Miss Kitty “is a symbol of so many people who are not known,” said Miss Kitty’s great-great-great granddaughter Darcel Caldwell, who traveled from her Pennsylvania home to attend the ceremony with her sister Cynthia Caldwell. Although no image of Miss Kitty has survived, she is represented in the work by scanned photographs of her eldest son and his wife.
Narratives of the community came alive as people shared personal traumas and triumphs. Avis Williams, an African American minister and Emory alumna, recounted how her Newton County elementary school was “torched” when integration was announced. Callie “Pat” Smith described the entrepreneurial efforts of her ancestors who laundered the shirts of Emory students. Anesthesiologist Jim Scott, a descendant of slaves who co-chairs the president’s commission on race and ethnicity at Emory, prayed for forgiveness for college founder John Emory.

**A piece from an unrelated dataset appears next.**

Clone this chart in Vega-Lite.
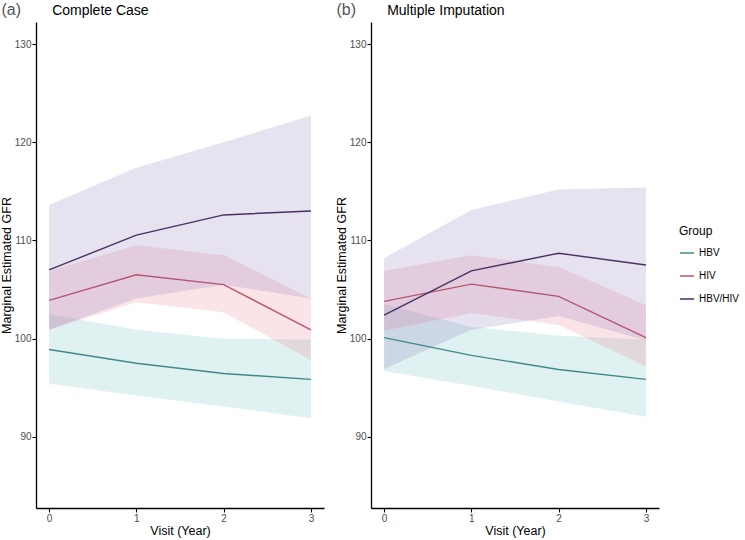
{
  "$schema": "https://vega.github.io/schema/vega-lite/v6.json",
  "padding": {"left": 0, "top": 1, "right": 4, "bottom": 1},
  "background": "white",
  "datasets": {
    "est": [
      {"panel": "Complete Case", "group": "HBV", "visit": 0, "est": 98.9, "lo": 95.4, "hi": 102.5},
      {"panel": "Complete Case", "group": "HBV", "visit": 1, "est": 97.5, "lo": 94.2, "hi": 100.9},
      {"panel": "Complete Case", "group": "HBV", "visit": 2, "est": 96.45, "lo": 93.1, "hi": 100.0},
      {"panel": "Complete Case", "group": "HBV", "visit": 3, "est": 95.85, "lo": 91.9, "hi": 99.9},
      {"panel": "Complete Case", "group": "HIV", "visit": 0, "est": 103.9, "lo": 100.9, "hi": 106.9},
      {"panel": "Complete Case", "group": "HIV", "visit": 1, "est": 106.5, "lo": 103.7, "hi": 109.5},
      {"panel": "Complete Case", "group": "HIV", "visit": 2, "est": 105.5, "lo": 102.7, "hi": 108.5},
      {"panel": "Complete Case", "group": "HIV", "visit": 3, "est": 100.9, "lo": 97.8, "hi": 104.1},
      {"panel": "Complete Case", "group": "HBV/HIV", "visit": 0, "est": 107.0, "lo": 100.9, "hi": 113.6},
      {"panel": "Complete Case", "group": "HBV/HIV", "visit": 1, "est": 110.55, "lo": 104.1, "hi": 117.4},
      {"panel": "Complete Case", "group": "HBV/HIV", "visit": 2, "est": 112.6, "lo": 105.5, "hi": 120.0},
      {"panel": "Complete Case", "group": "HBV/HIV", "visit": 3, "est": 113.0, "lo": 104.1, "hi": 122.7},
      {"panel": "Multiple Imputation", "group": "HBV", "visit": 0, "est": 100.1, "lo": 96.7, "hi": 103.5},
      {"panel": "Multiple Imputation", "group": "HBV", "visit": 1, "est": 98.3, "lo": 95.2, "hi": 101.2},
      {"panel": "Multiple Imputation", "group": "HBV", "visit": 2, "est": 96.85, "lo": 93.6, "hi": 100.3},
      {"panel": "Multiple Imputation", "group": "HBV", "visit": 3, "est": 95.85, "lo": 92.05, "hi": 99.9},
      {"panel": "Multiple Imputation", "group": "HIV", "visit": 0, "est": 103.8, "lo": 100.8, "hi": 106.9},
      {"panel": "Multiple Imputation", "group": "HIV", "visit": 1, "est": 105.55, "lo": 102.6, "hi": 108.5},
      {"panel": "Multiple Imputation", "group": "HIV", "visit": 2, "est": 104.3, "lo": 101.4, "hi": 107.3},
      {"panel": "Multiple Imputation", "group": "HIV", "visit": 3, "est": 100.1, "lo": 97.2, "hi": 103.4},
      {"panel": "Multiple Imputation", "group": "HBV/HIV", "visit": 0, "est": 102.4, "lo": 96.9, "hi": 108.2},
      {"panel": "Multiple Imputation", "group": "HBV/HIV", "visit": 1, "est": 106.9, "lo": 100.9, "hi": 113.1},
      {"panel": "Multiple Imputation", "group": "HBV/HIV", "visit": 2, "est": 108.7, "lo": 102.3, "hi": 115.2},
      {"panel": "Multiple Imputation", "group": "HBV/HIV", "visit": 3, "est": 107.5, "lo": 99.8, "hi": 115.4}
    ],
    "labels": [
      {"panel": "Complete Case", "tag": "(a)"},
      {"panel": "Multiple Imputation", "tag": "(b)"}
    ]
  },
  "config": {
    "font": "Liberation Sans",
    "view": {"stroke": null},
    "axis": {
      "grid": false,
      "domainColor": "black",
      "domainWidth": 1.3,
      "tickColor": "black",
      "tickWidth": 1.1,
      "tickSize": 4,
      "labelColor": "#4d4d4d",
      "labelFontSize": 10,
      "labelPadding": 1,
      "titleColor": "black",
      "titleFontSize": 12.5,
      "titleFontWeight": "normal"
    },
    "legend": {
      "titleFontSize": 12,
      "titleFontWeight": "normal",
      "titleColor": "black",
      "labelFontSize": 10,
      "labelColor": "black",
      "symbolType": "stroke",
      "symbolSize": 200,
      "symbolStrokeWidth": 1.5,
      "rowPadding": 10,
      "titlePadding": 7,
      "offset": 20,
      "layout": {"right": {"anchor": "middle"}}
    }
  },
  "spacing": 11,
  "hconcat": [
    {
      "width": 288,
      "height": 486,
      "layer": [
        {
          "data": {"name": "est"},
          "transform": [{"filter": "datum.panel == 'Complete Case'"}],
          "mark": {"type": "area", "opacity": 0.2},
          "encoding": {
            "x": {"field": "visit", "type": "quantitative", "scale": {"domain": [-0.15, 3.15], "nice": false, "zero": false}, "axis": {"values": [0, 1, 2, 3], "format": "d", "title": "Visit (Year)", "titlePadding": 1}},
            "y": {"field": "lo", "type": "quantitative", "scale": {"domain": [82.75, 132.25], "nice": false, "zero": false}, "axis": {"values": [90, 100, 110, 120, 130], "title": "Marginal Estimated GFR", "titlePadding": 1}},
            "y2": {"field": "hi"},
            "fill": {"field": "group", "type": "nominal", "scale": {"range": ["#64B9B9", "#826EB4", "#EB788C"]}, "legend": null}
          }
        },
        {
          "data": {"name": "est"},
          "transform": [{"filter": "datum.panel == 'Complete Case'"}],
          "mark": {"type": "line", "strokeWidth": 1.4},
          "encoding": {
            "x": {"field": "visit", "type": "quantitative"},
            "y": {"field": "est", "type": "quantitative"},
            "stroke": {"field": "group", "type": "nominal", "scale": {"domain": ["HBV", "HIV", "HBV/HIV"], "range": ["#3F8A88", "#B5576F", "#4A2F63"]}, "title": "Group"}
          }
        },
        {
          "data": {"name": "labels"},
          "transform": [{"filter": "datum.panel == 'Complete Case'"}],
          "mark": {"type": "text", "fontSize": 16, "color": "#555555", "align": "left", "baseline": "alphabetic"},
          "encoding": {"x": {"datum": -0.545}, "y": {"datum": 133.0}, "text": {"field": "tag"}}
        },
        {
          "data": {"name": "labels"},
          "transform": [{"filter": "datum.panel == 'Complete Case'"}],
          "mark": {"type": "text", "fontSize": 14, "color": "black", "align": "left", "baseline": "alphabetic"},
          "encoding": {"x": {"datum": 0.035}, "y": {"datum": 133.0}, "text": {"field": "panel"}}
        }
      ]
    },
    {
      "width": 288,
      "height": 486,
      "layer": [
        {
          "data": {"name": "est"},
          "transform": [{"filter": "datum.panel == 'Multiple Imputation'"}],
          "mark": {"type": "area", "opacity": 0.2},
          "encoding": {
            "x": {"field": "visit", "type": "quantitative", "scale": {"domain": [-0.15, 3.15], "nice": false, "zero": false}, "axis": {"values": [0, 1, 2, 3], "format": "d", "title": "Visit (Year)", "titlePadding": 1}},
            "y": {"field": "lo", "type": "quantitative", "scale": {"domain": [82.75, 132.25], "nice": false, "zero": false}, "axis": {"values": [90, 100, 110, 120, 130], "title": "Marginal Estimated GFR", "titlePadding": 1}},
            "y2": {"field": "hi"},
            "fill": {"field": "group", "type": "nominal", "scale": {"range": ["#64B9B9", "#826EB4", "#EB788C"]}, "legend": null}
          }
        },
        {
          "data": {"name": "est"},
          "transform": [{"filter": "datum.panel == 'Multiple Imputation'"}],
          "mark": {"type": "line", "strokeWidth": 1.4},
          "encoding": {
            "x": {"field": "visit", "type": "quantitative"},
            "y": {"field": "est", "type": "quantitative"},
            "stroke": {"field": "group", "type": "nominal", "scale": {"domain": ["HBV", "HIV", "HBV/HIV"], "range": ["#3F8A88", "#B5576F", "#4A2F63"]}, "title": "Group"}
          }
        },
        {
          "data": {"name": "labels"},
          "transform": [{"filter": "datum.panel == 'Multiple Imputation'"}],
          "mark": {"type": "text", "fontSize": 16, "color": "#555555", "align": "left", "baseline": "alphabetic"},
          "encoding": {"x": {"datum": -0.545}, "y": {"datum": 133.0}, "text": {"field": "tag"}}
        },
        {
          "data": {"name": "labels"},
          "transform": [{"filter": "datum.panel == 'Multiple Imputation'"}],
          "mark": {"type": "text", "fontSize": 14, "color": "black", "align": "left", "baseline": "alphabetic"},
          "encoding": {"x": {"datum": 0.035}, "y": {"datum": 133.0}, "text": {"field": "panel"}}
        }
      ]
    }
  ]
}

Virgil Eady spoke of his ancestor, Emory professor George Stone, who inherited 21 slaves.
Known today as Old Church, this Greek Revival-style chapel was built in 1841 for Emory students and members of the Oxford community. Photo by Sally Hansell.
Intended as a one-day installation, Unraveling Miss Kitty’s Cloak will remain on view at Old Church for an undetermined time before moving to Grace United Methodist Church in Covington.
Memorials are not intended to create permanence, Julian Bonder, an architecture professor at Roger Williams University, said during the conference’s panel discussion on “universities and memorialization.” His Cambridge-based design firm focuses on projects dealing with public space, trauma, and memory.
“I hope the visitor will think of the object not as an object but as a frame to think about their own experience,” Bonder said. “We cannot represent the experience of those who suffered. We offer the experience of a witness….Lynn is inviting the community to participate.”